Harbour’s total capital expenditure will be about $1.1 billion, including $200 million on decommissioning, 85% of which will come in the UK.
Ms Cook said: “As we look to 2023, we enter the year in a strong financial position and with plans to advance a number of exciting opportunities. As always, we will remain disciplined and very focused on optimizing the allocation of our capital between the balance sheet, investment in growth and shareholder returns.”
Ahead of the formal publication of its full-year results for 2022 on March 9, Harbour has shared its 2022 financial highlights.
They include estimated revenue of $5.4bn, with realised post-hedging oil and UK gas prices of $78/bbl and 86 pence/therm, versus an average Brent price of $101/bbl and UK NBP gas price of 198 pence/therm.
A ‘significant one-off non-cash deferred tax charge’
Post tax earnings will be “impacted by a significant one-off non-cash deferred tax charge” associated with the EPL in the UK.
As a result of the increase in and extension of the EPL, the “revaluation deferred tax charge will be materially higher” than the previously estimated $0.6bn charge disclosed in its 2022 Half Year Results.
Capital expenditure for 2022 is tipped to be around $1.0 billion, in line with latest guidance and materially lower than the $1.3 billion forecast at the outset of the year.
Harbour says this was due to the decisions not to proceed with several North Sea exploration and appraisal wells, as well as the delayed arrival of rigs at some locations.
Total shareholder distributions for 2022 were $600m, comprising around $200m annual dividend and $400m of share buybacks.

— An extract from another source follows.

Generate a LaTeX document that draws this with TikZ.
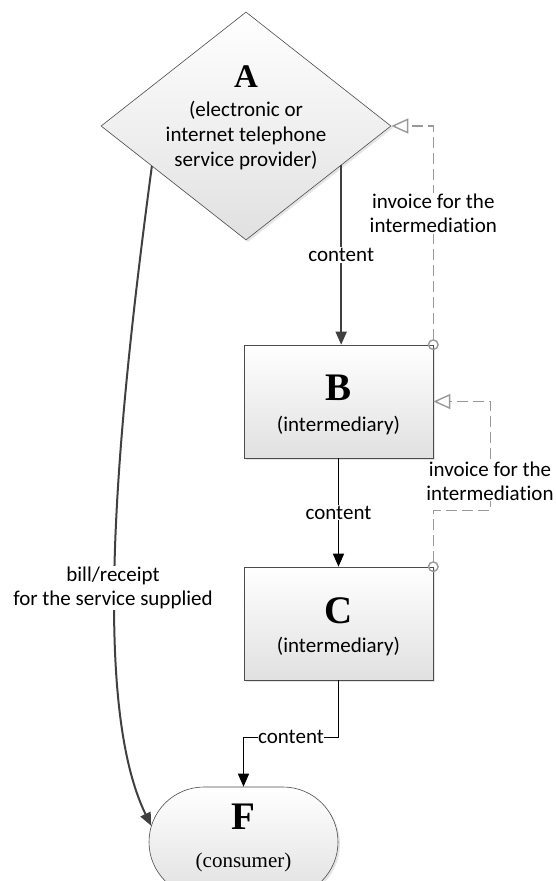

Ms Cook added: “Against a backdrop of ongoing geopolitical, economic and fiscal instability, I am proud of the company’s accomplishments during 2022. Thanks to the Harbour team’s performance and significant past investment, production was materially higher which, together with improved margins, enabled us to continue to deleverage and make material shareholder distributions. We delivered c.15 per cent of the UK’s domestic oil and gas supplies, supporting energy security at a critical time while reducing our greenhouse gas emissions and progressing our UK CCS projects.”